The 2023 version of Anafaza follows Naharin’s artistic path over the last three decades. In many ways, the development is enormous. The first Anafaza, in December 1993, was glamorous, bursting with fashion and color; a big party on our dance stages filled with crazy and curiously surreal images. The creative costumes were jaw-dropping. It was then that Naharin re-defined dance in Israel for the future to come.

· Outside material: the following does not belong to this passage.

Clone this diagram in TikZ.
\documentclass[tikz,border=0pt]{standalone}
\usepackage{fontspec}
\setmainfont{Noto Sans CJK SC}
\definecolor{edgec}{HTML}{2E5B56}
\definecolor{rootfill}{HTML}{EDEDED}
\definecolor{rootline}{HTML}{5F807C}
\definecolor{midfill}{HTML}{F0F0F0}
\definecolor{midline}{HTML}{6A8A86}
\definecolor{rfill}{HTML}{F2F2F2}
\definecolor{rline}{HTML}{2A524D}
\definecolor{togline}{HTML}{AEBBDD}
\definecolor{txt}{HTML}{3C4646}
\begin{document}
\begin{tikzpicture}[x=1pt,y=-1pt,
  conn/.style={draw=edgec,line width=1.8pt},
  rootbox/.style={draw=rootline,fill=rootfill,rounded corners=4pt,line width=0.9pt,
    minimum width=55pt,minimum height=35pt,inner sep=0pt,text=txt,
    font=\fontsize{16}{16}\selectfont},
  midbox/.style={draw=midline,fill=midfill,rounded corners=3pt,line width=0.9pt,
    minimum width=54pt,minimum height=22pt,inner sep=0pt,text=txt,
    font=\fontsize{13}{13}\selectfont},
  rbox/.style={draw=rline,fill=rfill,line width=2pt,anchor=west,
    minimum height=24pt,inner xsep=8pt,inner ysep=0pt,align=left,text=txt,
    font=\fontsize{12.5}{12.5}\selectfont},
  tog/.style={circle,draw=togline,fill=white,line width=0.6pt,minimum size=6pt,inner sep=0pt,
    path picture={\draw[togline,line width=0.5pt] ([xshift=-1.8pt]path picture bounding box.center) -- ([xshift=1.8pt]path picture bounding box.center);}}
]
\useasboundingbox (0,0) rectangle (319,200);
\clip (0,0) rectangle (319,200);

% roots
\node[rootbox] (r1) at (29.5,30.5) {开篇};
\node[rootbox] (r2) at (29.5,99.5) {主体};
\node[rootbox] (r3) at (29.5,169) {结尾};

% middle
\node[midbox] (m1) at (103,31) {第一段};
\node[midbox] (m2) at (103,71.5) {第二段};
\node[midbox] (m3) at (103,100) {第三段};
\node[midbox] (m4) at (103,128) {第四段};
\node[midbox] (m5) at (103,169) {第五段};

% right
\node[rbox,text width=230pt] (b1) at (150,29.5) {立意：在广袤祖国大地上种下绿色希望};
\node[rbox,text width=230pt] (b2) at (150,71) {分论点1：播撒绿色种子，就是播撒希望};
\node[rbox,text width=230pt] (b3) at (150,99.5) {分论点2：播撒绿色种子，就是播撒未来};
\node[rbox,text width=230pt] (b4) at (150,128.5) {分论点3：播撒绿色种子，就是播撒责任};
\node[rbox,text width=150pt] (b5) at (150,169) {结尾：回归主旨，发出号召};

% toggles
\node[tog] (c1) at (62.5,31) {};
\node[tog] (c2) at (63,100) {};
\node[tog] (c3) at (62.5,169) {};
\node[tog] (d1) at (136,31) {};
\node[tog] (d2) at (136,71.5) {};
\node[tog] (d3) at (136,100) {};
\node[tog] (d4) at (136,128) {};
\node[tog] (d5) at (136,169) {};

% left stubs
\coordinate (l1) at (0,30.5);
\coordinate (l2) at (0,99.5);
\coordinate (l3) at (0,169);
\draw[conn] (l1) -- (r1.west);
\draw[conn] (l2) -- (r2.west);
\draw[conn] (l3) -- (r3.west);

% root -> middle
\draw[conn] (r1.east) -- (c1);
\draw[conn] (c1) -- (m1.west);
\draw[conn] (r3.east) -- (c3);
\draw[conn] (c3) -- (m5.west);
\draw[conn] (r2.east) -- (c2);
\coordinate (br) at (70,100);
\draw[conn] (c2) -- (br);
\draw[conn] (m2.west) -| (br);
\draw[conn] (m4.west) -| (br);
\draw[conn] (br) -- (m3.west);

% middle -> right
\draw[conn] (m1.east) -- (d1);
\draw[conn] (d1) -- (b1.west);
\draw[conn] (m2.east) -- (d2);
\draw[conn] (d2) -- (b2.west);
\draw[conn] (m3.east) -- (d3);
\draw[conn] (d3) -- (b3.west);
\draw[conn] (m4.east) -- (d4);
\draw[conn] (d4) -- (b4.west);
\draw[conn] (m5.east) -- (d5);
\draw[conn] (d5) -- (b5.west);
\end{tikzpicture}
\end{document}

Naharin is a decisive artist. Over the years he has stripped down unjustified decorative material and frivolous movement in Anafaza and in his choreography in general and dug deeper in order to touch the hidden layers of the art of dancing. His dynamic research into movement led him to invent a system of dance training he finally named Gaga in 2003, a radical way to relate to contemporary body and performance. Today, it is a well-known practice that many international dance companies, individual dancers, and even lay people experiment with. Gaga classes are open to the public in two main tracks: Gaga/people and Gaga/dancers.

One cannot ignore the way in which social awareness and political issues have a way of sneaking into Batsheva’s repertoire – at times subtly, at others with a more obvious touch.

On Anafaza 2023’s soundtrack, we hear the recorded words of one of our leading authors, David Grossman, speaking about current tensions and unstable future. He shares his feelings of fear that he may lose his home, meaning his safety and his future, in a country whose horizons he had never doubted before.

This mixture of old and new, the need to conserve parts of the past, the sensitivity to weakness, and the mounds of flaming passions combined with a touch of cynicism and a hidden sense of humor – as well as endless curiosity – are some of the things that will define the talented Naharin and his “Ehad Mi Yodea” forever.